Hi,
I am not directly involved in any of those, but here are my best guesses:
Am 03.07.2022 um 21:33 schrieb Jinoh Kang jinoh.kang.kr@gmail.com:
- Accurate emulation of Windows userspace. As kernel drivers run in kernel
mode, a syscall interface does not make sense at all.
Not all of them. See e.g. winspool.drv, which is something applications can link against. Might have inherited the "wrong" file ending somewhere, but it is mostly a regular DLL otherwise.
- Wow64 support. Note that 64-bit Windows does not support running 32-bit
drivers. I don't necessary see a significant value in supporting 32-bit binaries on a Wow64 wineprefix, but others may have different opinion.
I think there are two things affecting this:
*) Application-provided drivers (DRM etc) still need a Windows-ish environment. They run in the same space our .drv's run. Afaics those drivers can also link against our .sys modules, e.g. the dinput tests contain a driver that links against hidclass.sys.

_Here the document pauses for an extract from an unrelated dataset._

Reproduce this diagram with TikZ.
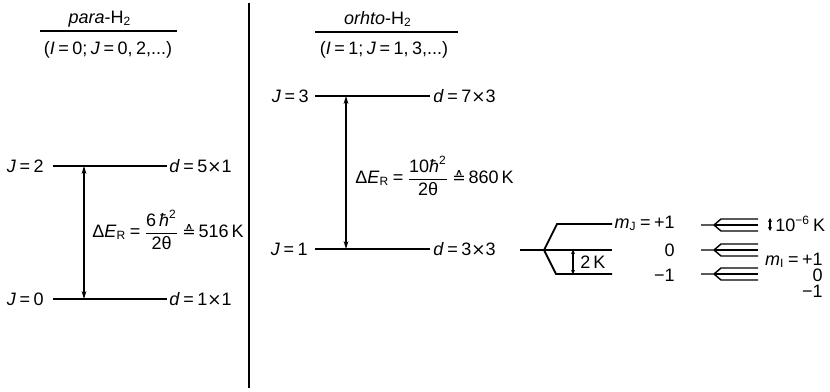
\documentclass[tikz,border=0pt]{standalone}
\usepackage{fontspec}
\setmainfont{Liberation Sans}[WordSpace=0.7]
\newfontfamily\dejavu{DejaVu Sans}
\usetikzlibrary{arrows.meta}
\newcommand{\tms}{{\dejavu\fontsize{8.5}{10}\selectfont ×}}
\begin{document}
\begin{tikzpicture}[x=0.5pt,y=-0.5pt,font=\fontsize{9}{11}\selectfont,
  lvl/.style={line width=0.9pt},
  thin lvl/.style={line width=0.7pt},
  gap/.style={line width=0.7pt,{Stealth[length=4pt,width=2.4pt]}-{Stealth[length=4pt,width=2.4pt]}},
  small gap/.style={line width=0.8pt,{Stealth[length=2pt,width=2pt]}-{Stealth[length=2pt,width=2pt]}},
  lab/.style={inner sep=0pt}]
\useasboundingbox (0,0) rectangle (830,391);
% divider
\coordinate (dtop) at (249,3);
\coordinate (dbot) at (249,388);
\draw[line width=1pt] (dtop) -- (dbot);

% ---------- para ----------
\node[lab] (paratitle) at (100,19) {\textit{para}-H\textsubscript{2}};
\coordinate (pu1) at (40,31); \coordinate (pu2) at (177,31);
\draw[thin lvl] (pu1) -- (pu2);
\node[lab] (parasub) at (108,50) {(\textit{I} = 0; \textit{J} = 0, 2,...)};

\coordinate (p2a) at (53,166); \coordinate (p2b) at (167,166);
\coordinate (p0a) at (53,299); \coordinate (p0b) at (167,299);
\draw[lvl] (p2a) -- (p2b);
\draw[lvl] (p0a) -- (p0b);
\node[lab,anchor=east] (pJ2) at (44,166) {\textit{J} = 2};
\node[lab,anchor=east] (pJ0) at (44,299) {\textit{J} = 0};
\node[lab,anchor=west] (pd2) at (169,166) {\textit{d} = 5\tms1};
\node[lab,anchor=west] (pd0) at (169,299) {\textit{d} = 1\tms1};
\coordinate (pa1) at (84,166); \coordinate (pa2) at (84,299);
\draw[gap] (pa1) -- (pa2);
\node[lab,anchor=west] (pE) at (92,230) {Δ\textit{E}\textsubscript{R} = $\displaystyle\frac{\mbox{6\,\textit{ħ}\textsuperscript{2}}}{\mbox{2θ}}$\,{\dejavu\fontsize{8}{10}\selectfont ≙}\,516\,K};

% ---------- ortho ----------
\node[lab] (orthotitle) at (378,19) {\textit{orhto}-H\textsubscript{2}};
\coordinate (ou1) at (315,32); \coordinate (ou2) at (458,32);
\draw[thin lvl] (ou1) -- (ou2);
\node[lab] (orthosub) at (384,50) {(\textit{I} = 1; \textit{J} = 1, 3,...)};

\coordinate (o3a) at (315,96); \coordinate (o3b) at (430,96);
\coordinate (o1a) at (315,249); \coordinate (o1b) at (430,249);
\draw[lvl] (o3a) -- (o3b);
\draw[lvl] (o1a) -- (o1b);
\node[lab,anchor=east] (oJ3) at (309,96) {\textit{J} = 3};
\node[lab,anchor=east] (oJ1) at (308,249) {\textit{J} = 1};
\node[lab,anchor=west] (od3) at (433,96) {\textit{d} = 7\tms3};
\node[lab,anchor=west] (od1) at (433,249) {\textit{d} = 3\tms3};
\coordinate (oa1) at (346,96); \coordinate (oa2) at (346,249);
\draw[gap] (oa1) -- (oa2);
\node[lab,anchor=west] (oE) at (355,176) {Δ\textit{E}\textsubscript{R} = $\displaystyle\frac{\mbox{10\textit{ħ}\textsuperscript{2}}}{\mbox{2θ}}$\,{\dejavu\fontsize{8}{10}\selectfont ≙}\,860\,K};

% ---------- m_J splitting ----------
\coordinate (s0) at (520,250); \coordinate (sp) at (544,250);
\coordinate (su) at (557,224); \coordinate (sue) at (612,224);
\coordinate (sme) at (612,250);
\coordinate (sd) at (556,274); \coordinate (sde) at (612,274);
\draw[lvl] (s0) -- (sp) -- (su) -- (sue);
\draw[lvl] (sp) -- (sme);
\draw[lvl] (sp) -- (sd) -- (sde);
\coordinate (k1) at (573,250); \coordinate (k2) at (573,274);
\draw[small gap] (k1) -- (k2);
\node[lab,anchor=west] (twoK) at (580,262) {2\,K};
\node[lab,anchor=east] (mj1) at (675,223) {\textit{m}\textsubscript{J} = +1};
\node[lab,anchor=east] (mj0) at (675,250) {0};
\node[lab,anchor=east] (mjm) at (675,275) {−1};

% ---------- hyperfine ----------
\foreach \c/\n in {225/a,250/b,274/c}{
  \coordinate (h\n0) at (701,\c);
  \coordinate (h\n1) at (714,\c);
  \coordinate (h\n2) at (721,\c-6);
  \coordinate (h\n3) at (758,\c-6);
  \coordinate (h\n4) at (758,\c);
  \coordinate (h\n5) at (721,\c+6);
  \coordinate (h\n6) at (758,\c+6);
  \draw[thin lvl] (h\n0) -- (h\n1) -- (h\n2) -- (h\n3);
  \draw[thin lvl] (h\n1) -- (h\n4);
  \draw[thin lvl] (h\n1) -- (h\n5) -- (h\n6);
}
\coordinate (t1) at (770,218); \coordinate (t2) at (770,231);
\draw[small gap] (t1) -- (t2);
\node[lab,anchor=west] (tiny) at (775,224) {10\textsuperscript{−6}\,K};
\node[lab,anchor=north east,align=right,font=\fontsize{9}{7.9}\selectfont] (mi) at (823,253) {\textit{m}\textsubscript{I} = +1\\0\\−1};
\end{tikzpicture}
\end{document}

*) aarch64 and x86_64 (on mac) still need a non-trivial syscall thunk for TLS registers. I am not sure if there is any kind of TLS support in a .drv in the Windows kernel though.
*) We might want to run 32 bit DRM drivers on 64 bit even if Windows doesn't support that. We can currently load old 32 bit safedisk 2 drivers and want to retain that. Windows solved this problem by providing a rewrite of the safedisk drivers. I don't know how they handle kernel DRM modules on aarch64.
I think it is the combination of those points why we want to have a windows-y kernel environment and not take the host environment 1:1.